The latest buzz phrase in digital publishing is the “hybrid” author. In short, that means an author who is both digitally self-publishing and partnering with a traditional publisher. The hybrid aspect can work in a variety of ways such as…
1) Author has kept digital rights but partners with a publisher for the physical print edition.
2) Author has series that she/he is self-publishing digitally but also has a series or books with a traditional publisher so is publishing simultaneously in more than one venue.
According to stats presented at January’s Digital Book World, hybrid authors make 15% to 20% more than their traditionally published counterparts. In other words, it pays to be a hybrid author. But now this phrase is starting to be kicked around when it comes to agents and agenting. So what does it mean in that context? I’ve got a couple of bullet points to share.
1) Hybrid agents place authors with publishers but also assist clients to self-publish without being a publisher themselves.
2) Hybrid agents take on authors to simply sell foreign and film and let the other stuff evolve over time.

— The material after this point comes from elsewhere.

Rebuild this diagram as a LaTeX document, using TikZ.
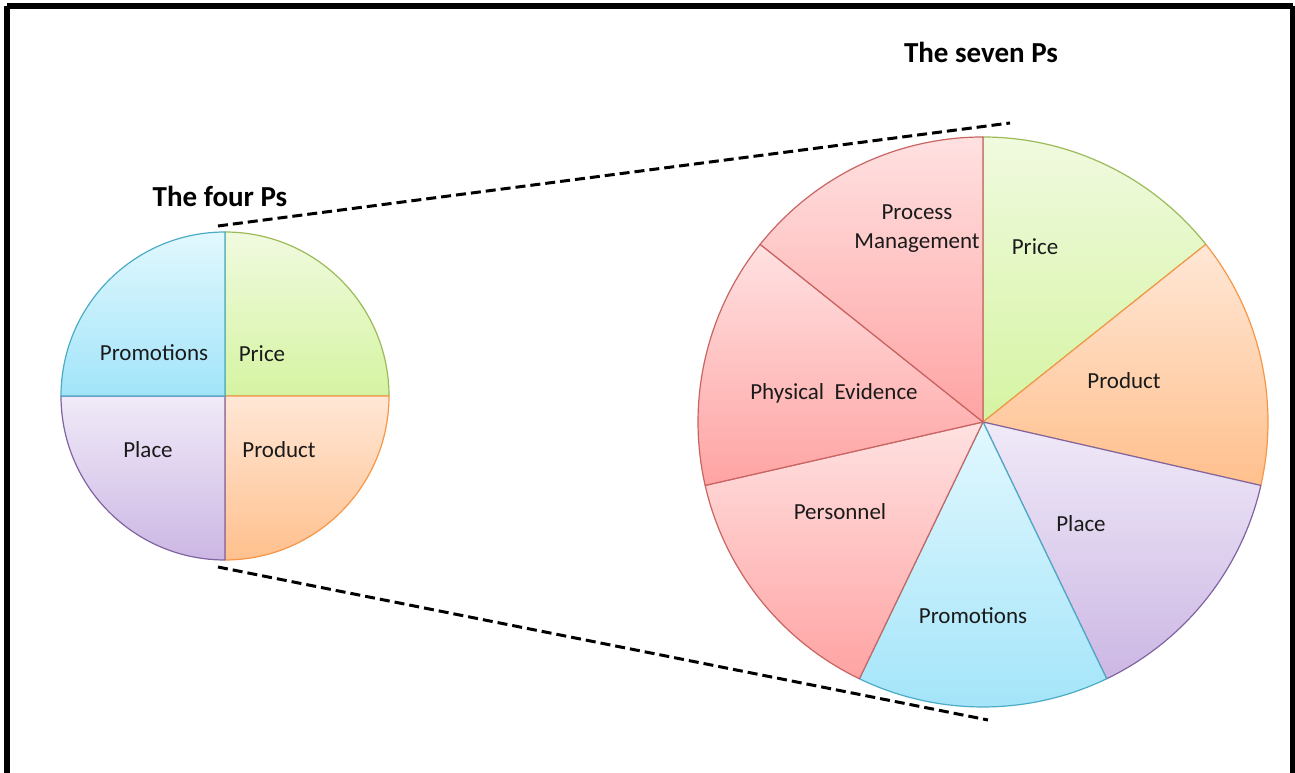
\documentclass[tikz,border=0pt]{standalone}
\usepackage{fontspec}
\setmainfont{Carlito}
\usetikzlibrary{calc}
\definecolor{pricetop}{HTML}{F0FADF}
\definecolor{pricebot}{HTML}{D5F4A2}
\definecolor{priceline}{HTML}{9BBB59}
\definecolor{prodtop}{HTML}{FFE7D6}
\definecolor{prodbot}{HTML}{FFC08D}
\definecolor{prodline}{HTML}{F79646}
\definecolor{placetop}{HTML}{F0EAF8}
\definecolor{placebot}{HTML}{CCB7E4}
\definecolor{placeline}{HTML}{8064A2}
\definecolor{promotop}{HTML}{E2F8FE}
\definecolor{promobot}{HTML}{A2E4F9}
\definecolor{promoline}{HTML}{4BACC6}
\definecolor{redtop}{HTML}{FFE1E1}
\definecolor{redbot}{HTML}{FFA3A3}
\definecolor{redline}{HTML}{C86462}
\definecolor{ink}{HTML}{1A1A1A}
\def\pieslice[#1](#2)(#3:#4:#5){\draw[#1] (#2) -- ++(#3:#5) arc (#3:#4:#5) -- cycle;}

\begin{document}
\begin{tikzpicture}[x=1pt, y=1pt, line join=round,
    label/.style={text=ink, font=\fontsize{23}{28}\selectfont, align=center},
    title/.style={text=black, font=\fontsize{29}{34}\selectfont\bfseries},
    zoomline/.style={line width=3pt, dash pattern=on 10pt off 5pt}]
			%%%%% START %%%%%
			
			\useasboundingbox (0, 0) rectangle (1295, 773);
			\draw[line width=6pt] (7, 766.5) -- (1292.5, 766.5);
			\draw[line width=6pt] (7, 766.5) -- (7, -10);
			\draw[line width=6pt] (1292.5, 766.5) -- (1292.5, -10);
			
			\coordinate (four) at (225, 377);
			\coordinate (seven) at (983, 351);
			
			% four Ps
			\pieslice[top color=pricetop, bottom color=pricebot, draw=priceline, line width=1.2pt](four)(90:0:164)
			\pieslice[top color=prodtop, bottom color=prodbot, draw=prodline, line width=1.2pt](four)(0:-90:164)
			\pieslice[top color=placetop, bottom color=placebot, draw=placeline, line width=1.2pt](four)(-90:-180:164)
			\pieslice[top color=promotop, bottom color=promobot, draw=promoline, line width=1.2pt](four)(180:90:164)
			
			\node[label] (fprice) at (262, 419) {Price};
			\node[label] (fprod) at (279, 323) {Product};
			\node[label] (fplace) at (148, 323) {Place};
			\node[label] (fpromo) at (154, 420) {Promotions};
			
			% seven Ps
			\pieslice[top color=pricetop, bottom color=pricebot, draw=priceline, line width=1.2pt](seven)(90:38.57:285)
			\pieslice[top color=prodtop, bottom color=prodbot, draw=prodline, line width=1.2pt](seven)(38.57:-12.86:285)
			\pieslice[top color=placetop, bottom color=placebot, draw=placeline, line width=1.2pt](seven)(-12.86:-64.29:285)
			\pieslice[top color=promotop, bottom color=promobot, draw=promoline, line width=1.2pt](seven)(-64.29:-115.71:285)
			\pieslice[top color=redtop, bottom color=redbot, draw=redline, line width=1.2pt](seven)(-115.71:-167.14:285)
			\pieslice[top color=redtop, bottom color=redbot, draw=redline, line width=1.2pt](seven)(192.86:141.43:285)
			\pieslice[top color=redtop, bottom color=redbot, draw=redline, line width=1.2pt](seven)(141.43:90:285)
			
			\node[label] (sprice) at (1035, 526) {Price};
			\node[label] (sprod) at (1124, 392) {Product};
			\node[label] (splace) at (1081, 249) {Place};
			\node[label] (spromo) at (973, 157) {Promotions};
			\node[label] (spers) at (840, 261) {Personnel};
			\node[label] (sphys) at (834, 380) {Physical\ \ Evidence};
			\node[label, inner sep=0pt] (sproc) at (917, 544) {Process\\[1pt]Management};
			
			% titles
			\node[title] (fourtitle) at (220, 577) {The four Ps};
			\node[title] (seventitle) at (981, 721) {The seven Ps};
			
			% zoom lines
			\coordinate (fourtop) at (218, 547);
			\coordinate (seventop) at (1010, 650);
			\coordinate (fourbot) at (218, 206);
			\coordinate (sevenbot) at (988, 53);
			\draw[zoomline] (fourtop) -- (seventop);
			\draw[zoomline] (fourbot) -- (sevenbot);
			
			%%%%% END %%%%%
		\end{tikzpicture}
\end{document}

3) Hybrid agents get creative on new ways to manage/license a right or handle a property (think Rowling’s Pottermore site as an example of hybrid agenting to the max).
4) Hybrid agents are flexible. They don’t stick with the “this is how agenting has been done for X number of years” and that might mean allowing clients to self-publish on their own but be ready to do a print-only deal.
This past week I sat on a publishing panel here in Denver at the Auraria campus, which houses the University of Denver, Metro State, and the Community College of Denver. One of the questions asked was this: “what do you miss from how publishing used to be five years ago.”
My answer? “Nothing.”
Hybrid agents don’t long for the past. We are solely focused on the future. Amen.